Science and law join together to assist in Australian family provision claims
Published 25 Oct 2013
Aside from criminal forensics, the two distinct worlds of law and science have generally refrained from entwining.
However, the many advancements scientists have made in DNA testing and other biological functions are playing a greater role in helping courts around Australia settle inheritance disputes based on family provision claims.
All it may take is a quick cheek swab to determine a person’s lineage and family members. This has certainly caught traction in the family court scene and has been great for paternity testing, but only recently has the scientific development been used in civil proceedings.
This may include claims made against deceased estate holders. One of these simple tests could be used to help courts determine cases based on the Family Provision Act.
However, the provisions that must be applied when looking for DNA testing in a Family Provision Act case differ from state to state, so it’s important to know what these are. For example, in Western Australia, there are four relevant provisions anyone looking to file a family provision claim should be familiar with.
The rise of DNA testing in family provision claims
The first provision states if there is an intestacy, the only people who can file a family provision claim are any children of the deceased who can either establish “to the reasonable satisfaction of the court” that they are in fact the deceased’s child, or parentage of the child was accepted by the deceased.
The second states that if a will was drawn, the requests of the document should reflect the wording of the first provision.
Third, the court will look into the physical and mental condition of anyone who files a claim, which could result in an ordered medical exam.

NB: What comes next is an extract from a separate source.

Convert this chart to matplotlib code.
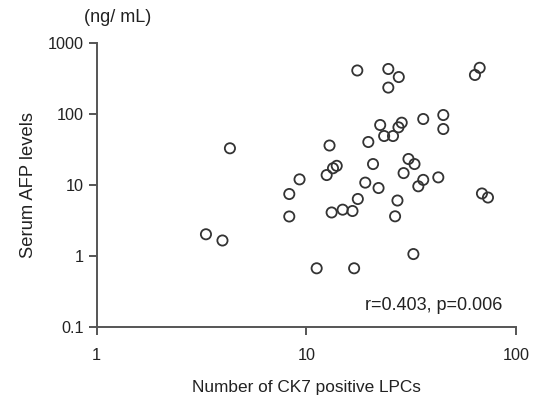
import matplotlib
matplotlib.use("Agg")
import matplotlib.pyplot as plt
import numpy as np

plt.rcParams['font.family'] = ['Liberation Sans', 'DejaVu Sans']

# number of CK7 positive LPCs vs serum AFP (ng/mL)
ck7_lpcs = [4.32, 3.32, 3.98, 9.28, 8.29, 8.29, 17.5, 24.6, 27.6, 24.6,
            22.5, 28.5, 27.5, 23.5, 25.9, 12.9, 19.75, 67.1, 63.7, 36.1,
            45.0, 45.0, 30.7, 32.8, 29.1, 36.1, 34.2, 42.6, 68.8, 73.5,
            27.2, 13.96, 13.4, 12.5, 20.8, 19.1, 22.1, 17.6, 13.2, 14.9,
            16.6, 26.5, 32.4, 11.2, 16.9]
afp = [32.8, 2.03, 1.66, 12.0, 7.47, 3.61, 407, 427, 329, 234,
       69.7, 75.1, 64.7, 48.8, 48.8, 35.9, 40.2, 444, 352, 84.6,
       96.3, 61.2, 23.2, 19.7, 14.7, 11.8, 9.59, 12.8, 7.6, 6.67,
       6.05, 18.6, 17.2, 13.8, 19.7, 10.8, 9.07, 6.36, 4.11, 4.50,
       4.31, 3.63, 1.07, 0.675, 0.675]

x_ticks = [1, 10, 100]
y_ticks = [0.1, 1, 10, 100, 1000]
y_tick_labels = ['0.1', '1', '10', '100', '1000']
stats_text = 'r=0.403, p=0.006'

W, H = 539, 396
fig = plt.figure(figsize=(W / 100, H / 100), dpi=100)
ax = fig.add_axes([96.7 / W, 1 - 327.3 / H, (516 - 96.7) / W, (327.3 - 42.7) / H])

ax.scatter(ck7_lpcs, afp, s=54, facecolors='none', edgecolors='#333333',
           linewidths=1.3, clip_on=False, zorder=3)

ax.set_xscale('log')
ax.set_yscale('log')
ax.set_xlim(1, 100)
ax.set_ylim(0.1, 1000)
ax.set_xticks(x_ticks)
ax.set_xticklabels([str(t) for t in x_ticks])
ax.set_yticks(y_ticks)
ax.set_yticklabels(y_tick_labels)
ax.minorticks_off()

for s in ['top', 'right']:
    ax.spines[s].set_visible(False)
for s in ['left', 'bottom']:
    ax.spines[s].set_color('#555555')
    ax.spines[s].set_linewidth(1.4)

ax.tick_params(axis='both', colors='#555555', width=1.4, length=6,
               labelcolor='#222222', labelsize=11.7)
ax.tick_params(axis='x', pad=9)
ax.tick_params(axis='y', pad=3)

ax.set_xlabel('Number of CK7 positive LPCs', fontsize=12.4, color='#222222', labelpad=12)
ax.set_ylabel('Serum AFP levels', fontsize=13.2, color='#222222', labelpad=8)

fig.text(118 / W, 1 - 18 / H, '(ng/ mL)', fontsize=13, color='#222222',
         ha='center', va='center')
fig.text(502 / W, 1 - 305 / H, stats_text, fontsize=13, color='#222222',
         ha='right', va='center')

fig.savefig('out.png', dpi=100)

The final provision states that the Supreme Court can make any orders under Order 1 Rule 3A.
In one family provision claim that used DNA testing to come to a conclusion, a court ordered a mother and child to submit to testing because it needed the best scientific data available to make a decision.
“Why should the court decide a case on the less perfect evidence, when the better evidence can be obtained relatively cheaply and speedily (and) an order for DNA may very well achieve the settlement of this case?” the presiding judge wrote.
Scientific progress has made it easier than ever for contesting wills lawyers to dispute cases that can be solved with DNA data.